Last Friday night I went to a birthday meeting of a friend where I met a fellow 'work on yourself to change your life and be happy' believer and practicioner, with whom I had a captivating conversation. When she asked what I did, I said I had just signed a year long contract of employment at a travel agent's earlier that day. I must have seemed not as excited as I 'should' have, because she smiled and said: 'Oh, don't worry - a year will be gone in no time.' at which point I answered that that wasn't even an option.
Letting a year go by? This is so NOT happening!
Later I went for a junior high school reunion and a friend said she didn't like NYE because it meant the year was over, she didn't know what the future will bring and if 2012 won't be worse than the previous one. Seriously? A beautiful girl, graduating two schools she seems to be enjoying, with a guy she seems to be very happy with, doing things she loves and she doesn't want the New Year to come 'cause it might be worse? Why the heck should it? Isn't it better to look at it that way: I don't know what 2012 will bring - what exciting opportunities, people and encounters? With all I already have and know, it can't be anything but great!

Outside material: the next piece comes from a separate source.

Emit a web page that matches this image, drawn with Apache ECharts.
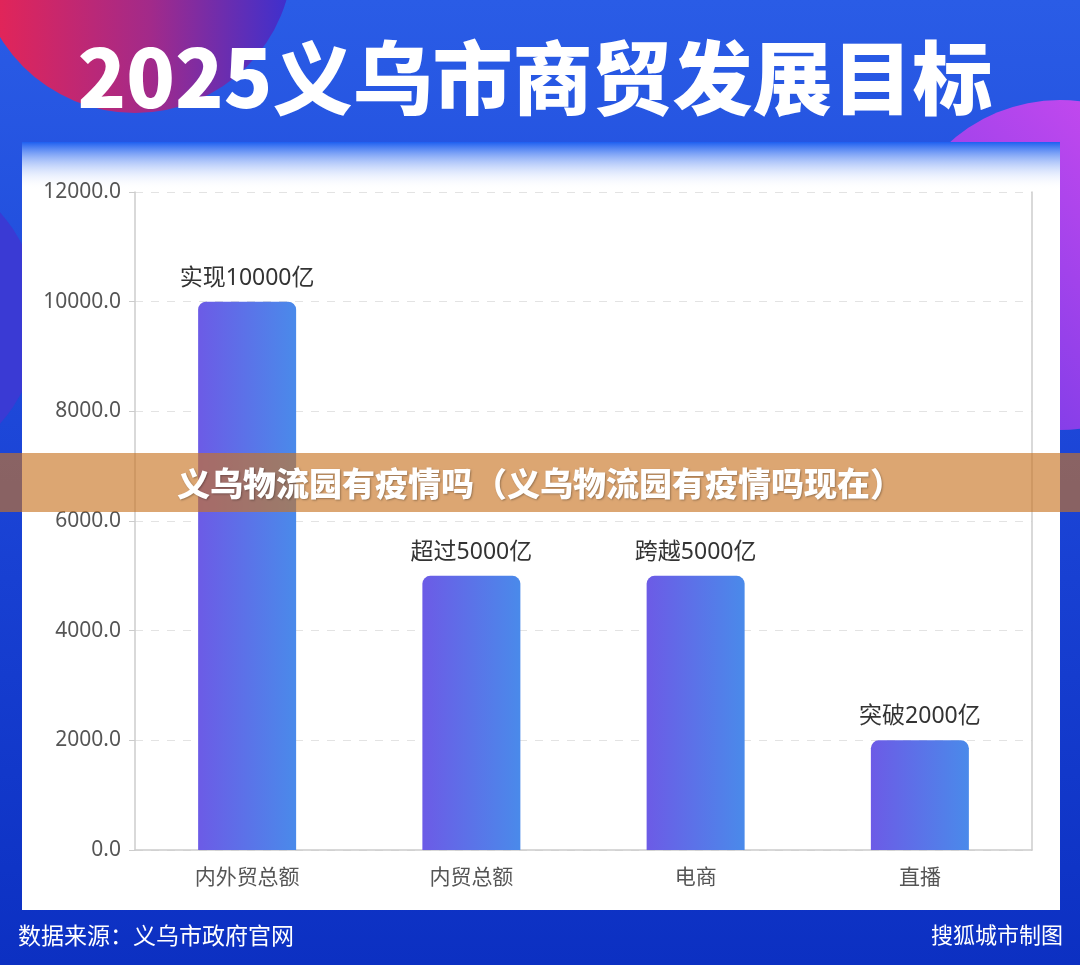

Saturday morning I was taking an early train to Cracow, where I was spending my NYE, and all I could hear was people saying how quickly 2011 had passed, how little time it seemed. I was listening to them thinking how sad that was and wanting to scream in their faces: CHANGE IT! If you don't even realise when your time's gone, it basically means you've wasted it. When I look back at this year it feels like an eternity. India? Spain? Heck, even Iceland seems so long ago and it's been only 4 months or so!
. . . . .
I cannot and will not say I'm sad to see 2011 go because honestly, it just doesn't matter what digits we try to fit time into. We already know all too well how an hour while having fun with friends and the same 60 minutes when waiting for your exam's results are somehow totally different periods of time. What matters is how much use we make of whatever time we have. Oh, and please remember - everyone has the same 'amount of time'! (The constant: 'I wish I had as much time as you do' lines I hear from people) It's what and how we do it that makes the difference and has the power to change the year some have not even noticed into what feels like a decade to others.
January - still accommodating in India, although already having my own friends and spots in Btown; sunbathing in Goa while friends hate my guts and freeze their buttocks off back in Europe; attending my first Indian wedding and being told 'I'm too Indian to be true'; realising I shouldn't force things in life; malaria alert.
March - coming back to Poland, seeing two best friends on the very same day I arrived in Warsaw and after a half an hour chat feeling as if I'd never left, as if India were just some distant dream; attending TEDxWarsaw, learning the power of networking and meeting two people I call good friends now; for the first time in my life having this inexplicable feeling of missing something I'd never seen, a place I'd never been to before - it's time to hit the South of Spain!
May - taking a job offer and learning as much as I possibly could, seeing how I worked there only for around 7 weeks; socializing, meeting a lot of people but also learning the dark, well hidden part of others - am most grateful for both types of encounters.
June - quitting the job; buying tickets to Iceland to join Antoine on his trip through the island; winning $ in a contest on fb; a crazy 4 day-hitch-hiking-sleeping-on-the-beach-spend-30EUR-on-one-meal trip to Sicily with Paulina and her friends; taking a bus to Berlin only to hitch hike to Denmark with Chloe on the very next day and volonteer as a member of the Esperanto group at Roskilde Festival - so last minute and so many new experiences!; meeting people from all paths of life and learning new lifestyles; going back to Berlin.
September - meeting Paula in Montpellier and starting our 'Flowery South of France' trip ending on Costa Brava; no words for how much generosity and selflesness we experienced, how much fun we had in those beautiful southern towns: hitch-hiking, sharing all the pastries local pâtisseries had to offer, honey making, meeting Michał and Ewelina, sleeping in the dunes, making pierogi out of 2kg of flour, crazy ride with the Spanish to Barcelona; my only unfortunate CS experience till date; baking cookies in a villa overlooking the hills of Costa Brava and taking them over as the Bee to the neighbours to apologize for the loud music at nights; hitch-hiking in the middle of a freaking highway in Poznań and praying for my life; a birthday party in my summer house and getting ready for uni - yes, I was about to get my student ID again!
October - starting university only to drop out after 3 days and get offered a job a week later which won over the project of taking a travel guide course; helping out at Centrum Studiów Polska Azja conference; first business trip ever, first contacts made during travel fairs in Poznań; filling in for a friend during her dance class and finding out women loved my teaching.
November - moving out of my parents' place; a major breakthrough comes when I decide to try teaching dance (been offered to do on that some occasions before but always thought too little of my skills to agree) and organize my first workshops, which I believe were quite a success; getting a bit too busy at work at times; the first pre-planned leave - buying a ticket to Brussels for a couple of days (which now in perspective might be a lot more important than I'd have imagined) experiencing my peoples' sense of 'patriotism' on the Independence Day; taking up the sweater challenge(ummm let's get back to it some other time:P); socializing a lot lot.